De son côté, les associations étudiantes - unies autour de la table - ont également proposé de nombreuses contre-offres au gouvernement. La première mise sur la table visait à annuler la hausse des droits de scolarité sur une période de deux ans, en annulant le crédit d'impôt offert aux étudiants, le temps de tenir une conférence globale sur la gestion des universités. Après cette période de deux ans, la hausse aurait été de 1270$ sur une période de cinq ans.

De cette manière, les étudiants obtenaient un genre de moratoire sur la hausse des droits de scolarité, à coût nul pour les contribuables - ce que réclamait le gouvernement - dans l'espoir que le Parti libéral du Québec soit défait aux prochaines élections générales qui devraient se tenir au cours de la prochaine année.

Peu après 16h30, les quatre leaders étudiants représentant la FEUQ, la FECQ, la CLASSE et la TACEQ ont rencontré la presse pour dénoncer l'attitude «idéologique et politique» du gouvernement dans l'achoppement des négociations.

«Le gouvernement fait de la petite politique sur le dos des jeunes et franchement, c'est déplorable», a dit la présidente de la FEUQ, Martine Desjardins.

«C'est désillusionnant de voir tout ça, mais nous on reste disponible pour continuer à négocier», a pour sa part affirmé le président de la FECQ, Léo Bureau-Blouin.

Cette nouvelle impasse risque de plonger Montréal dans une longue nuit de manifestation ce soir.
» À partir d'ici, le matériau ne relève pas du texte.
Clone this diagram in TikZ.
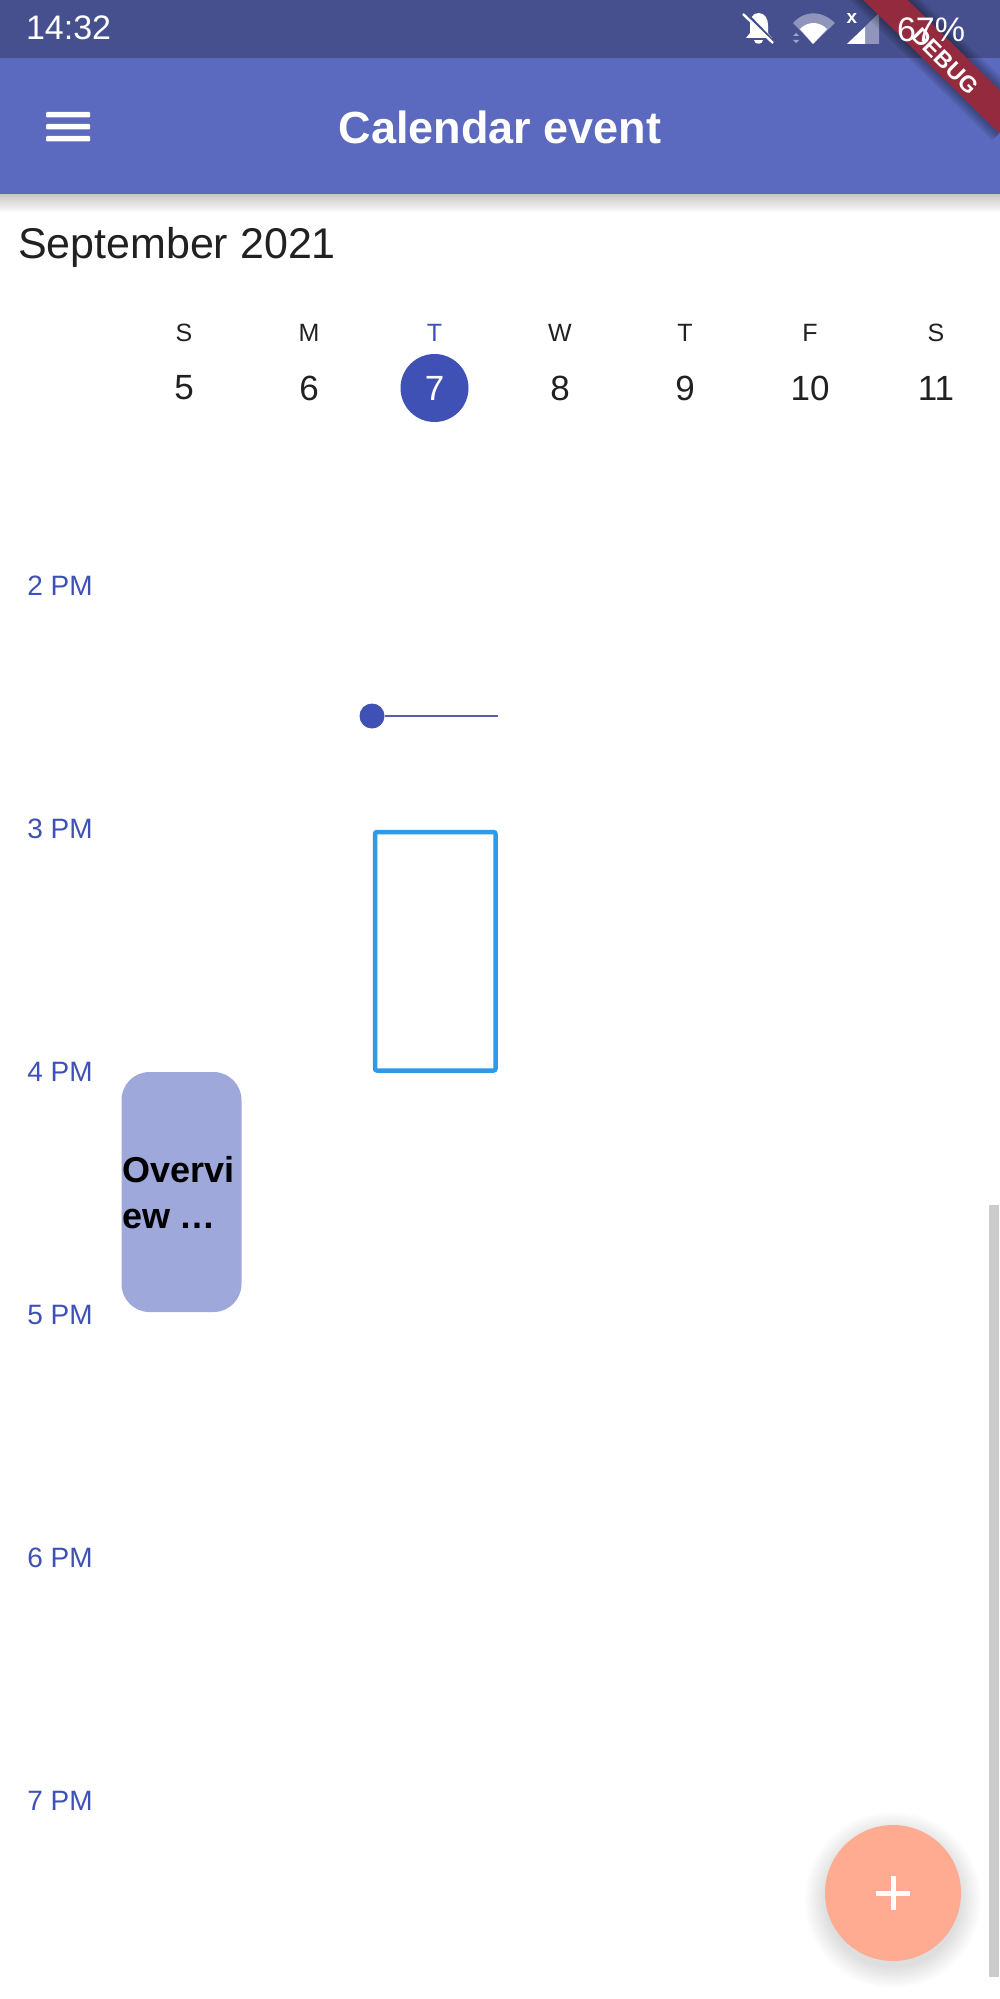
\documentclass[tikz,border=0pt]{standalone}
\usepackage{fontspec}
\setmainfont{Liberation Sans}
\definecolor{statusbar}{HTML}{46508F}
\definecolor{appbar}{HTML}{5B69BE}
\definecolor{indigo}{HTML}{3F51B5}
\definecolor{nowline}{HTML}{5961A5}
\definecolor{eventfill}{HTML}{9FA8DA}
\definecolor{selbox}{HTML}{2E9BEA}
\definecolor{fabfill}{HTML}{FFAB91}
\definecolor{banner}{HTML}{932A3E}
\definecolor{ink}{HTML}{212121}
\definecolor{scrollgrey}{HTML}{CCCCCC}
\newcommand{\px}[1]{\fontsize{#1}{#1}\selectfont}
\tikzset{
  dayname/.style={text=ink,font=\px{25}},
  daynum/.style={text=ink,font=\px{35}},
  hourlabel/.style={text=indigo,font=\px{28}},
  statustext/.style={text=white,font=\px{34}},
  barline/.style={fill=white,rounded corners=1pt},
}
\begin{document}
\begin{tikzpicture}[x=1pt,y=-1pt,inner sep=0pt,outer sep=0pt]
\useasboundingbox (0,0) rectangle (1000,1999);
\fill[white] (0,0) rectangle (1000,1999);
% bars
\shade[top color=black!22,bottom color=white] (0,194) rectangle (1000,213);
\fill[statusbar] (0,0) rectangle (1000,58);
\fill[appbar] (0,58) rectangle (1000,194);
% status text + icons
\node[statustext,anchor=west] (clock) at (26,28) {14:32};
% bell
\fill[white] (758.5,13) .. controls (752,13) and (750,19) .. (750,25) -- (750,33) -- (746,38) -- (772,38) -- (768,33) -- (768,25) .. controls (768,19) and (765,13) .. (758.5,13) -- cycle;
\fill[white] (754,40) -- (763,40) .. controls (763,45) and (754,45) .. (754,40) -- cycle;
\draw[statusbar,line width=2.5pt] (746,13) -- (776,44);
\draw[white,line width=2.4pt] (743,14) -- (773,43);
% wifi
\fill[white,opacity=.4] (813,44) -- (793,23) .. controls (805,10) and (821,10) .. (835,23) -- cycle;
\fill[white] (813,44) -- (800,29) .. controls (808,21) and (819,21) .. (827,29) -- cycle;
\fill[white,opacity=.5] (793,36) -- (796,33) -- (799,36) -- cycle (793,40) -- (799,40) -- (796,43) -- cycle;
% signal
\fill[white,opacity=.4] (879,13) -- (879,44) -- (847,44) -- cycle;
\fill[white] (865,27) -- (865,44) -- (847,44) -- cycle;
\node[text=white,font=\bfseries\px{19}] (sigx) at (852,18) {x};
% banner
\begin{scope}
\clip (0,0) rectangle (1000,194);
\foreach \w in {51,47,43,39,35} {
  \draw[black,opacity=.07,line width=\w pt] (860,-25) -- (1010,122);
}
\draw[banner,line width=31pt] (860,-25) -- (1010,122);
\end{scope}
\node[statustext,anchor=west] (battery) at (897,30) {67\%};
\node[text=white,font=\bfseries\px{23},rotate=-45] (debug) at (945,61) {DEBUG};
% hamburger
\fill[barline] (46,112) rectangle (90,117.5);
\fill[barline] (46,124) rectangle (90,129.5);
\fill[barline] (46,136) rectangle (90,141.5);
\node[text=white,font=\bfseries\px{45}] (title) at (500,127) {Calendar event};
% month
\node[text=ink,font=\px{43},anchor=base west] (month) at (18,258) {September 2021};
% days
\foreach \n/\x/\l/\d in {a/184/S/5,b/309/M/6,d/560/W/8,e/685/T/9,f/810/F/10,g/936/S/11} {
  \node[dayname] (name\n) at (\x,333) {\l};
  \node[daynum] (num\n) at (\x,388) {\d};
}
\node[circle,fill=indigo,minimum size=68pt] (today) at (434.5,388) {};
\node[dayname,text=indigo] (namec) at (434.5,333) {T};
\node[daynum,text=white] (numc) at (434.5,388) {7};
% hours
\foreach \n/\y/\t in {h/586/2 PM,i/829/3 PM,j/1072/4 PM,k/1315/5 PM,l/1558/6 PM,m/1801/7 PM} {
  \node[hourlabel] (\n) at (60,\y) {\t};
}
% now line
\node[circle,fill=indigo,minimum size=25pt] (nowdot) at (372,716) {};
\coordinate (nowend) at (498,716);
\draw[nowline,line width=2pt] (nowdot) -- (nowend);
% selection box
\draw[selbox,line width=4.5pt,rounded corners=2pt] (375,832) rectangle (495.5,1070.5);
% event
\fill[eventfill,rounded corners=28pt] (121.5,1072) rectangle (241.5,1312);
\node[text=black,font=\bfseries\px{36},anchor=base west] (ev1) at (122,1182) {Overvi};
\node[text=black,font=\bfseries\px{36},anchor=base west] (ev2) at (122,1228) {ew …};
% scrollbar
\fill[scrollgrey] (989,1205) rectangle (999,1977);
% FAB
\foreach \r in {88,86,84,82,80,78,76,74,72,70,68} {
  \fill[black,opacity=.012] (893,1900) circle (\r pt);
}
\fill[fabfill] (893,1893) circle (68pt);
\fill[white] (876,1890.5) rectangle (910,1895.5);
\fill[white] (890.5,1876) rectangle (895.5,1910);
\end{tikzpicture}
\end{document}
La traditionnelle marche nocturne partira de 20h30 au parc Émilie Gamelin.

Le porte-parole de la CLASSE Gabriel Nadeau-Dubois a également invité tous les étudiants et les citoyens à se rendre dans la rue au cours des prochaines heures et des prochains jours afin d'augmenter la cadence des manifestations.

La CLASSE invite également les gens à se rendre à une grande manifestation nationale, samedi à 14h, au parc Jeanne Mance à Montréal. Ce nouvel événement serait familial, a annoncé M. Nadeau-Dubois, et va inclure le mouvement des casseroles à la marche.